Shelley 08.04.14 at 9:17 pm

And because the people who brought you the Iraq War are, even as we speak , busily “rehabilitating” themselves by giving cute interviews.

Bush by painting, Condi by playing the race card.

12

Meredith 08.05.14 at 5:51 am

Sasha, thank you for the remembrance. I find the solidarity of those who once were enemies very moving, and also so disturbingly sad. God gave us intelligence, imagination. When will we ever learn?

13

maidhc 08.05.14 at 9:11 am

CBC Radio has a podcast of a series that was done 50 years ago looking at Canada’s experience of WWI (and Newfoundland, which was a different country then).

http://www.cbc.ca/bugleandthebell/podcasts/

14

James Wimberley 08.05.14 at 11:53 am

The use of crosses is problematic. One of Lutyens’ great contributions as chief architect to the Imperial (now Commonwealth) War Graves Commission,was his multicultural design of an individual memorial stele. The symbol of each soldier’s religion was carved in relief, so it is respectful of each but the common silhouette maintains the unity of their service and their fate.
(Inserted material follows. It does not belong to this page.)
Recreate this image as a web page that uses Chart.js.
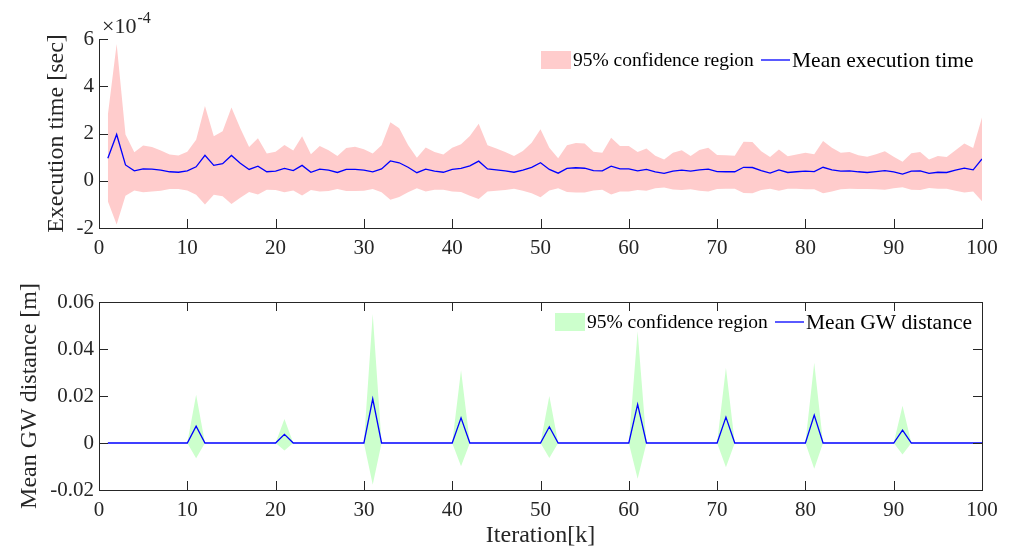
<!DOCTYPE html>
<html>
<head>
<meta charset="utf-8">
<script src="https://cdn.jsdelivr.net/npm/chart.js@4"></script>
<style>
  body { margin: 0; background: #fff; }
  canvas { position: absolute; left: 0; }
  #timeChart { top: 0; }
  #gwChart { top: 265px; }
</style>
</head>
<body>
<canvas id="timeChart" width="1009" height="265"></canvas>
<canvas id="gwChart" width="1009" height="285"></canvas>
<script>
// iteration index k = 1..100
const iterations = Array.from({ length: 100 }, (_, i) => i + 1);

// execution time per iteration, in units of 1e-4 s
const timeMean = [
  0.95, 1.96, 0.67, 0.42, 0.50, 0.49, 0.45, 0.38, 0.36, 0.42,
  0.59, 1.08, 0.65, 0.72, 1.07, 0.74, 0.48, 0.62, 0.38, 0.41,
  0.52, 0.43, 0.65, 0.36, 0.49, 0.45, 0.35, 0.48, 0.48, 0.45,
  0.38, 0.50, 0.84, 0.76, 0.57, 0.34, 0.49, 0.41, 0.36, 0.48,
  0.52, 0.63, 0.83, 0.50, 0.46, 0.42, 0.36, 0.45, 0.57, 0.76,
  0.48, 0.32, 0.52, 0.55, 0.53, 0.43, 0.42, 0.62, 0.50, 0.50,
  0.42, 0.48, 0.38, 0.31, 0.41, 0.45, 0.41, 0.46, 0.49, 0.39,
  0.38, 0.38, 0.57, 0.56, 0.43, 0.32, 0.46, 0.35, 0.38, 0.41,
  0.39, 0.57, 0.46, 0.41, 0.42, 0.38, 0.35, 0.39, 0.43, 0.38,
  0.28, 0.41, 0.42, 0.31, 0.36, 0.35, 0.45, 0.53, 0.46, 0.92
];
const timeUpper = [
  2.78, 5.79, 1.96, 1.21, 1.49, 1.43, 1.28, 1.11, 1.07, 1.23,
  1.74, 3.16, 1.88, 2.09, 3.10, 2.22, 1.43, 1.80, 1.15, 1.23,
  1.51, 1.28, 1.88, 1.12, 1.47, 1.29, 1.05, 1.39, 1.44, 1.33,
  1.15, 1.50, 2.48, 2.22, 1.51, 0.97, 1.41, 1.22, 1.11, 1.40,
  1.54, 1.89, 2.41, 1.50, 1.36, 1.22, 1.05, 1.26, 1.61, 2.18,
  1.40, 0.95, 1.50, 1.60, 1.58, 1.23, 1.19, 1.82, 1.47, 1.47,
  1.22, 1.36, 1.06, 0.90, 1.18, 1.29, 1.05, 1.30, 1.40, 1.09,
  1.08, 1.06, 1.65, 1.64, 1.25, 1.01, 1.32, 1.04, 1.11, 1.18,
  1.12, 1.68, 1.40, 1.18, 1.22, 1.08, 1.02, 1.12, 1.25, 1.02,
  0.80, 1.16, 1.22, 0.90, 1.05, 1.01, 1.29, 1.58, 1.39, 2.68
];
const timeLower = [
  -0.87, -1.85, -0.63, -0.41, -0.49, -0.46, -0.42, -0.35, -0.35, -0.41,
  -0.59, -1.01, -0.59, -0.66, -0.98, -0.72, -0.48, -0.58, -0.38, -0.39,
  -0.49, -0.41, -0.62, -0.39, -0.46, -0.43, -0.35, -0.43, -0.43, -0.42,
  -0.35, -0.49, -0.80, -0.69, -0.49, -0.32, -0.45, -0.38, -0.38, -0.45,
  -0.48, -0.63, -0.77, -0.46, -0.42, -0.39, -0.34, -0.42, -0.53, -0.70,
  -0.41, -0.32, -0.48, -0.50, -0.50, -0.41, -0.38, -0.58, -0.46, -0.46,
  -0.39, -0.42, -0.32, -0.29, -0.37, -0.39, -0.36, -0.42, -0.45, -0.35,
  -0.34, -0.34, -0.52, -0.53, -0.39, -0.34, -0.42, -0.34, -0.34, -0.36,
  -0.36, -0.53, -0.45, -0.36, -0.34, -0.35, -0.35, -0.36, -0.38, -0.32,
  -0.27, -0.38, -0.39, -0.31, -0.34, -0.34, -0.42, -0.50, -0.45, -0.87
];

// GW distance is zero except at these iterations
const gwPeakIter  = [11, 21, 31, 41, 51, 61, 71, 81, 91];
const gwPeakMean  = [0.0072, 0.0037, 0.0188, 0.0107, 0.0069, 0.0164, 0.0110, 0.0119, 0.0055];
const gwPeakUpper = [0.0205, 0.0102, 0.0549, 0.0310, 0.0200, 0.0476, 0.0320, 0.0342, 0.0158];
const gwPeakLower = [-0.0065, -0.0032, -0.0178, -0.0099, -0.0064, -0.0152, -0.0103, -0.0110, -0.0049];

// tick values
const iterTicks = [0, 10, 20, 30, 40, 50, 60, 70, 80, 90, 100];
const timeTicks = [-2, 0, 2, 4, 6];
const gwTicks = [-0.02, 0, 0.02, 0.04, 0.06];

const FONT = "'Liberation Serif', 'Times New Roman', serif";
const INK = '#262626';
const BLUE = '#0000ff';
const TICK_LEN = 9;

function gwSeries(peakVals) {
  return iterations.map(k => {
    const i = gwPeakIter.indexOf(k);
    return i < 0 ? 0 : peakVals[i];
  });
}

function points(values) {
  return iterations.map((k, i) => ({ x: k, y: values[i] }));
}

// pin the axis box size so both plot areas line up
function fixSize(w, h) {
  return scale => {
    if (w !== undefined) scale.width = w;
    if (h !== undefined) scale.height = h;
    scale.paddingLeft = scale.paddingRight = scale.paddingTop = scale.paddingBottom = 0;
  };
}

function useTicks(values) {
  return scale => { scale.ticks = values.map(v => ({ value: v })); };
}

function axis(position, min, max, ticks, extra) {
  return Object.assign({
    type: 'linear',
    position: position,
    min: min,
    max: max,
    afterBuildTicks: useTicks(ticks),
    grid: { drawOnChartArea: false, drawTicks: false },
    border: { color: INK, width: 1 },
    ticks: {
      font: { family: FONT, size: 21 },
      color: INK,
      maxRotation: 0,
      autoSkip: false
    }
  }, extra);
}

function datasets(mean, upper, lower, fill) {
  return [
    { data: points(mean), borderColor: BLUE, borderWidth: 1.3, pointRadius: 0, tension: 0, fill: false },
    { data: points(upper), borderWidth: 0, pointRadius: 0, backgroundColor: fill, fill: '+1' },
    { data: points(lower), borderWidth: 0, pointRadius: 0, backgroundColor: fill, fill: false }
  ];
}

// tick marks pointing into the plot area
const innerTicks = {
  id: 'innerTicks',
  afterDraw(chart) {
    const ctx = chart.ctx;
    const area = chart.chartArea;
    ctx.save();
    ctx.strokeStyle = INK;
    ctx.lineWidth = 1;
    ctx.beginPath();
    Object.values(chart.scales).forEach(scale => {
      scale.ticks.forEach(t => {
        const p = Math.round(scale.getPixelForValue(t.value)) + 0.5;
        if (scale.position === 'bottom') {
          ctx.moveTo(p, area.bottom); ctx.lineTo(p, area.bottom - TICK_LEN);
        } else if (scale.position === 'top') {
          ctx.moveTo(p, area.top); ctx.lineTo(p, area.top + TICK_LEN);
        } else if (scale.position === 'left') {
          ctx.moveTo(area.left, p); ctx.lineTo(area.left + TICK_LEN, p);
        } else {
          ctx.moveTo(area.right, p); ctx.lineTo(area.right - TICK_LEN, p);
        }
      });
    });
    ctx.stroke();
    ctx.restore();
  }
};

// legend sitting inside the plot area, no frame
const insetLegend = {
  id: 'insetLegend',
  afterDraw(chart, args, opts) {
    const ctx = chart.ctx;
    const ds = chart.data.datasets;
    ctx.save();
    ctx.fillStyle = ds[1].backgroundColor;
    ctx.fillRect(opts.boxX, opts.y - 9, 30, 18);
    ctx.strokeStyle = ds[0].borderColor;
    ctx.lineWidth = 1.3;
    ctx.beginPath();
    ctx.moveTo(opts.lineX, opts.y);
    ctx.lineTo(opts.lineX + 29, opts.y);
    ctx.stroke();
    ctx.fillStyle = '#000';
    ctx.textBaseline = 'middle';
    ctx.font = opts.bandSize + 'px ' + FONT;
    ctx.fillText(opts.bandLabel, opts.boxX + 32, opts.y + 1);
    ctx.font = opts.lineSize + 'px ' + FONT;
    ctx.fillText(opts.lineLabel, opts.lineX + 31, opts.y + 1);
    ctx.restore();
  }
};

// "x10^-4" multiplier above the y axis
const exponentLabel = {
  id: 'exponentLabel',
  afterDraw(chart, args, opts) {
    if (!opts.text) return;
    const ctx = chart.ctx;
    ctx.save();
    ctx.fillStyle = INK;
    ctx.textBaseline = 'alphabetic';
    ctx.font = '22px ' + FONT;
    ctx.fillText(opts.text, opts.x, opts.y);
    const w = ctx.measureText(opts.text).width;
    ctx.font = '16px ' + FONT;
    ctx.fillText(opts.power, opts.x + w + 1, opts.y - 10);
    ctx.restore();
  }
};

Chart.register(innerTicks, insetLegend, exponentLabel);

const tickFont = { family: FONT, size: 21 };
const titleFont = { family: FONT, size: 24 };

new Chart(document.getElementById('timeChart'), {
  type: 'line',
  data: { datasets: datasets(timeMean, timeUpper, timeLower, '#ffcccc') },
  options: {
    responsive: false,
    animation: false,
    events: [],
    layout: { padding: { left: 0, right: 27, top: 39, bottom: 0 } },
    scales: {
      x: axis('bottom', 0, 100, iterTicks, {
        afterFit: fixSize(undefined, 37),
        ticks: { font: tickFont, color: INK, padding: 8, maxRotation: 0, autoSkip: false }
      }),
      y: axis('left', -2, 6, timeTicks, {
        afterFit: fixSize(99, undefined),
        ticks: { font: tickFont, color: INK, padding: 5, autoSkip: false },
        title: { display: true, text: 'Execution time [sec]', color: INK, font: titleFont, padding: { top: 42, bottom: 0 } }
      })
    },
    plugins: {
      legend: { display: false },
      tooltip: { enabled: false },
      insetLegend: { boxX: 541, lineX: 761, y: 60, bandSize: 19.5, lineSize: 21.5, bandLabel: '95% confidence region', lineLabel: 'Mean execution time' },
      exponentLabel: { text: '\u00d710', power: '-4', x: 102, y: 33 }
    }
  }
});

new Chart(document.getElementById('gwChart'), {
  type: 'line',
  data: { datasets: datasets(gwSeries(gwPeakMean), gwSeries(gwPeakUpper), gwSeries(gwPeakLower), '#ccffcc') },
  options: {
    responsive: false,
    animation: false,
    events: [],
    layout: { padding: { left: 0, right: 27, top: 37, bottom: 0 } },
    scales: {
      x: axis('bottom', 0, 100, iterTicks, {
        afterFit: fixSize(undefined, 60),
        ticks: { font: tickFont, color: INK, padding: 8, maxRotation: 0, autoSkip: false },
        title: { display: true, text: 'Iteration[k]', color: INK, font: titleFont, padding: { top: 0, bottom: 0 } }
      }),
      x2: axis('top', 0, 100, iterTicks, {
        afterFit: fixSize(undefined, 0),
        ticks: { display: false }
      }),
      y: axis('left', -0.02, 0.06, gwTicks, {
        afterFit: fixSize(99, undefined),
        ticks: {
          font: tickFont, color: INK, padding: 5, autoSkip: false,
          callback: v => (v === 0 ? '0' : v.toFixed(2))
        },
        title: { display: true, text: 'Mean GW distance [m]', color: INK, font: titleFont, padding: { top: 15, bottom: 0 } }
      }),
      y2: axis('right', -0.02, 0.06, gwTicks, {
        afterFit: fixSize(0, undefined),
        ticks: { display: false }
      })
    },
    plugins: {
      legend: { display: false },
      tooltip: { enabled: false },
      insetLegend: { boxX: 555, lineX: 775, y: 57, bandSize: 19.5, lineSize: 21.5, bandLabel: '95% confidence region', lineLabel: 'Mean GW distance' },
      exponentLabel: { text: '' }
    }
  }
});
</script>
</body>
</html>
The Commission maintains cemeteries of all sizes, and a complete searchable database in which you can look up your relatives. I came across a one-man war cemetery at Mourèze in the Hérault: Captain Peter Fowler, an SAS officer dropped in August 1944 to aid the maquisards take Montpellier, which they did shortly after. The historic Anglican cemetery in Malaga hosts another four, one of them FO John Patterson, an RAAF pilot who came down in 1941 off Torremolinos. I hope he appreciates the naturalized parrakeets.

15

Svensker 08.05.14 at 2:27 pm

My husband, teenage son and I were waiting for someone in a tiny village in the north of France a few years ago. There wasn’t much to do while we waited, so we wandered around the small cemetery there. Tucked in one corner were 3 Canadians and a New Zealander, all killed in WWI, none of them older than 22. The loneliness of those 4 graves, so far from home, and the complete senselessness of their deaths brought all three of us to tears. What a long way to go to die for some old men’s egos.